Sinn Fein leader Gerry Adams has not ruled out entering coalition with Fianna Fail.
The latest Irish Times/Ipsos MRBI poll has showed the party is on course to become the second largest in the Dail after the next election.
Speaking this morning, Mr Adams said the course forward could not be decided until after the votes are cast.
Asked about a future coalition with Fianna Fáil, Mr Adams said: "Our party Árd Fheis will decide on these issues if we get a mandate.
“And remember we do not have a mandate at this time and neither does anyone else. We have made it clear we are not going to do what Labour did and go in with these bigger conservative parties, if they are bigger conservative parties.

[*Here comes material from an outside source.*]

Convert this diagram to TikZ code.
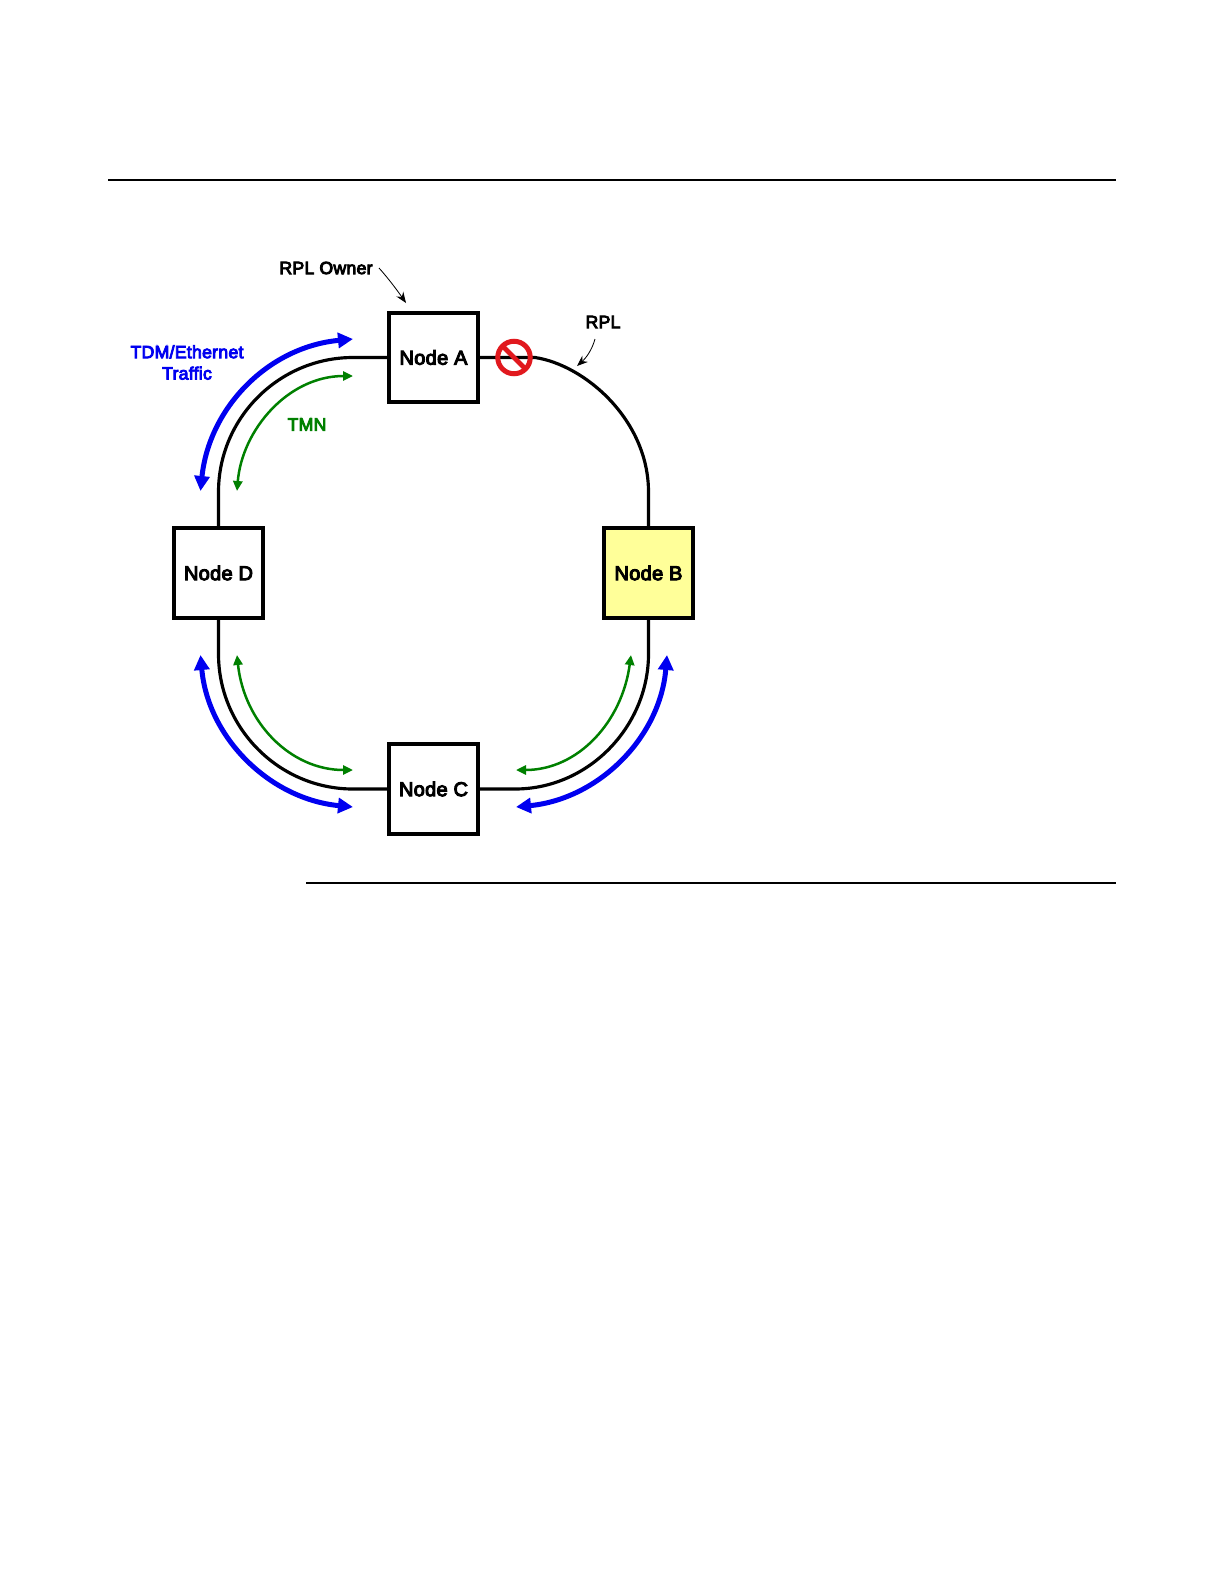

“The wonderful thing about the elections is that nobody really knows what is going to come out of it. So when we are clear what comes out of it, we will talk to whoever we think is appropriate to talk to.”
Mr Adams said the only decision Sinn Fein has made is that it will not follow the same path as the Labour party and enter coalition as a junior party.
The latest Irish Times/Ipsos MRBI poll shows Fine Gael is on course to be the biggest party in the Dail after the general election.
Its support now stands at 30 per cent. Sinn Féin is at 21 per cent in the polls, while Fianna Fáil is at 19 per cent.
A Sinn Féin source later said that coalition with Fianna Fáil was extremely unlikely.
“In order for the party to even contemplate coalition with Fianna Fáil it would have to be on the basis that Sinn Féin is the lead party.
“Fianna Fáil would have to sign up to the Right2Change principles and agree to abolish the property tax, water charges and Irish Water which is unlikely to happen.”
However Fianna Fáil TD Barry Cowen has firmly ruled out entering coalition with Sinn Fein after the general election.
The Offaly deputy was responding to comments from Sinn Féin leader Gerry Adams, who did not rule out the possibility of coalescing with Fianna Fáil.
“Gerry can do business with who he likes, but I personally won’t be doing any business with him,” Mr Cowen said.